Real time FFT, cross correlation, all kinds of fun DSP stuff. I implemented a wavelet transformation on it, and a voice quality measurement set up to compare two way radio communications systems.
It is good enough to run Win95 on it. The screen supports 256K colors, but it has a VGA adapter so it can only show 256 at any given time.
Sounds like you had a lot of fun with it. I am mostly using it for playing DOS era games and retro development.
I did a lot of stuff with the Toshiba. Back when I was working with it, there was no Windows 95. Early 1990s.
With Virtual Desktop and a standalone HMD (e.g. Quest) you can now build a Cyberdeck that is completely screenless, and significantly more cyberpunk.

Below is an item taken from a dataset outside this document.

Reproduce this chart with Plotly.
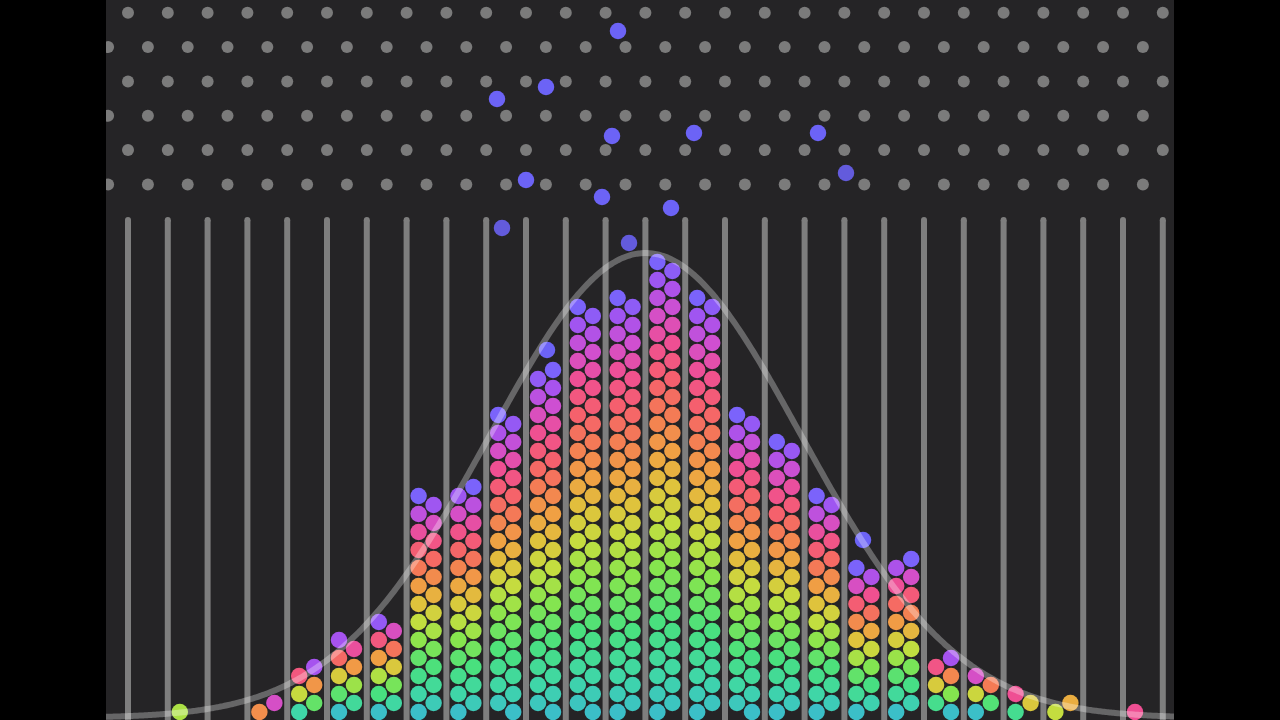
import numpy as np
import plotly.graph_objects as go

# ---------------- data ----------------
# balls settled in each of the 26 bins (left to right)
BIN_COUNTS = [0, 1, 0, 2, 6, 9, 11, 25, 26, 34, 39, 46, 47, 51,
              47, 34, 31, 25, 17, 18, 7, 5, 3, 2, 0, 1]
# column (Left / Right half of the bin) holding the topmost ball
BIN_TOP_COLUMN = ["L", "L", "L", "R", "R", "L", "L", "L", "R", "L", "R", "L", "L",
                  "L", "L", "L", "L", "L", "L", "R", "R", "L", "L", "R", "L", "L"]
# arrival phase (0 = first, 1 = latest) of the lowest and topmost ball of each bin
BIN_BOTTOM_PHASE = [0, 0.38, 0, 0.62, 0.08, 0, 0, 0, 0, 0, 0, 0, 0, 0,
                    0, 0, 0, 0, 0, 0, 0, 0, 0.15, 0.42, 0, 0.82]
BIN_TOP_PHASE = [1, 0.38, 1, 0.88, 0.95, 0.95, 0.97, 1, 1, 1, 1, 1, 1, 1,
                 1, 1, 1, 1, 1, 1, 0.95, 0.88, 0.82, 0.55, 1, 0.82]
# balls still falling through the pegs (board coordinates)
FALLING_X = [618, 546, 497, 612, 694, 818, 526, 602, 671, 846, 502, 629, 547, 863]
FALLING_Y = [31, 87, 99, 136, 133, 133, 180, 197, 208, 173, 228, 243, 350, 540]
FALLING_BLUR = [0, 0, 0, 0, 0, 0, 0, 0, 0, 1, 1, 1, 0, 0]
# normal curve drawn over the bins
CURVE_MEAN = 645.5
CURVE_SIGMA = 156
CURVE_PEAK = 465
CURVE_BASE = 718

# ---------------- board geometry / style ----------------
PITCH = 39.8
FIRST_DIVIDER = 128
N_DIVIDERS = 27
DIVIDER_TOP = 220
FLOOR = 712
HALF_ROW = 9
COL_OFFSET = {"L": 12, "R": 27}
PEG_ROWS = 6
PEG_ROW_Y0 = 12.7
PEG_ROW_STEP = 34.35

BG = "#252426"
PEG_COLOR = "#7b7b7b"
DIVIDER_COLOR = "#7e7e7e"
FALL_COLOR = "#6c63f6"
PALETTE = [
    (0.00, "#3bbfc8"), (0.08, "#3fd6a8"), (0.20, "#49e07e"), (0.32, "#86e54e"),
    (0.42, "#c4dd3f"), (0.50, "#dfc33c"), (0.58, "#f0a043"), (0.66, "#f47b55"),
    (0.74, "#f55f6e"), (0.82, "#ef4f93"), (0.89, "#d14fcf"), (0.95, "#a653ef"),
    (1.00, "#7b63fb"),
]


def hex2rgb(h):
    h = h.lstrip("#")
    return [int(h[i:i + 2], 16) for i in (0, 2, 4)]


def palette_color(t):
    t = min(max(t, 0.0), 1.0)
    for (t0, c0), (t1, c1) in zip(PALETTE[:-1], PALETTE[1:]):
        if t <= t1:
            f = 0 if t1 == t0 else (t - t0) / (t1 - t0)
            a, b = hex2rgb(c0), hex2rgb(c1)
            r = [round(a[i] + (b[i] - a[i]) * f) for i in range(3)]
            return "rgb(%d,%d,%d)" % tuple(r)
    return PALETTE[-1][1]


fig = go.Figure()

# pegs
px, py = [], []
for r in range(PEG_ROWS):
    y = PEG_ROW_Y0 + PEG_ROW_STEP * r
    start = FIRST_DIVIDER if r % 2 == 0 else FIRST_DIVIDER - PITCH / 2
    n = N_DIVIDERS if r % 2 == 0 else N_DIVIDERS + 1
    for j in range(n):
        px.append(start + PITCH * j)
        py.append(y)
fig.add_trace(go.Scatter(x=px, y=py, mode="markers",
                         marker=dict(size=12, color=PEG_COLOR, line=dict(width=0)),
                         hoverinfo="skip", showlegend=False))

# dividers
dx, dy = [], []
for j in range(N_DIVIDERS):
    x = FIRST_DIVIDER + PITCH * j
    dx += [x, x, None]
    dy += [DIVIDER_TOP, 730, None]
fig.add_trace(go.Scatter(x=dx, y=dy, mode="lines",
                         line=dict(width=6, color=DIVIDER_COLOR),
                         hoverinfo="skip", showlegend=False))
fig.add_trace(go.Scatter(x=[FIRST_DIVIDER + PITCH * j for j in range(N_DIVIDERS)],
                         y=[DIVIDER_TOP] * N_DIVIDERS, mode="markers",
                         marker=dict(size=6, color=DIVIDER_COLOR, line=dict(width=0)),
                         hoverinfo="skip", showlegend=False))

# settled balls
bx, by, bc = [], [], []
for i, n in enumerate(BIN_COUNTS):
    if n == 0:
        continue
    top_col = BIN_TOP_COLUMN[i]
    other = "R" if top_col == "L" else "L"
    left = FIRST_DIVIDER + PITCH * i
    t0, t1 = BIN_BOTTOM_PHASE[i], BIN_TOP_PHASE[i]
    for k in range(n):
        col = top_col if (n - 1 - k) % 2 == 0 else other
        bx.append(left + COL_OFFSET[col])
        by.append(FLOOR - HALF_ROW * k)
        t = t1 if n == 1 else t0 + (t1 - t0) * k / (n - 1)
        bc.append(palette_color(t))
fig.add_trace(go.Scatter(x=bx, y=by, mode="markers",
                         marker=dict(size=16.5, color=bc, line=dict(width=0)),
                         hoverinfo="skip", showlegend=False))

# falling balls
fig.add_trace(go.Scatter(x=FALLING_X, y=FALLING_Y, mode="markers",
                         marker=dict(size=16.5, color=FALL_COLOR,
                                     opacity=[0.88 if b else 1 for b in FALLING_BLUR],
                                     line=dict(width=0)),
                         hoverinfo="skip", showlegend=False))

# normal curve
cx = np.linspace(100, 1180, 400)
cy = CURVE_BASE - CURVE_PEAK * np.exp(-0.5 * ((cx - CURVE_MEAN) / CURVE_SIGMA) ** 2)
fig.add_trace(go.Scatter(x=cx, y=cy, mode="lines",
                         line=dict(width=6, color="rgba(255,255,255,0.3)", shape="spline"),
                         hoverinfo="skip", showlegend=False))

fig.update_layout(
    width=1280, height=720,
    margin=dict(l=106, r=106, t=0, b=0, pad=0),
    paper_bgcolor="#000000", plot_bgcolor=BG,
    xaxis=dict(range=[106, 1174], visible=False, showgrid=False, zeroline=False, fixedrange=True),
    yaxis=dict(range=[720, 0], visible=False, showgrid=False, zeroline=False, fixedrange=True),
    showlegend=False,
)

fig.write_html("out.html", config={"displayModeBar": False, "responsive": False},
               post_script="document.body.style.margin='0';document.body.style.background='#000';")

Check out ASUS Zenbook Pro Duo.. it’s already in the market!
I’d be happy with a laptop that has no keyboard and just a flat spot where the keyboard goes, so any modern laptop as I use an external mechanical keyboard anyway.
Surely in that case you just want a tablet format device that can be held on a stand or slot in your keyboard? – Why bother with the two parts and hinge if you don’t have an need for the HID part that usually goes on the bottom half.
Laptop without a keyboard: we call that a tablet. So really you just want a bracket to mount on your mechanical keyboard into which you can slot the tablet.
Sorry Foldi-One – WordPress didn’t show me your reply until it posted mine in the wrong place!
yeah it happens, I’m sure I’ve done the same, and who objects to a random stranger on the internet thinking the same as them, its dealing with different opinion that can be challenging, and hopefully rewarding…
Hoi chummers! Not even a mention of Shadowrun? Id like to see this paired with some ar/vr goggles.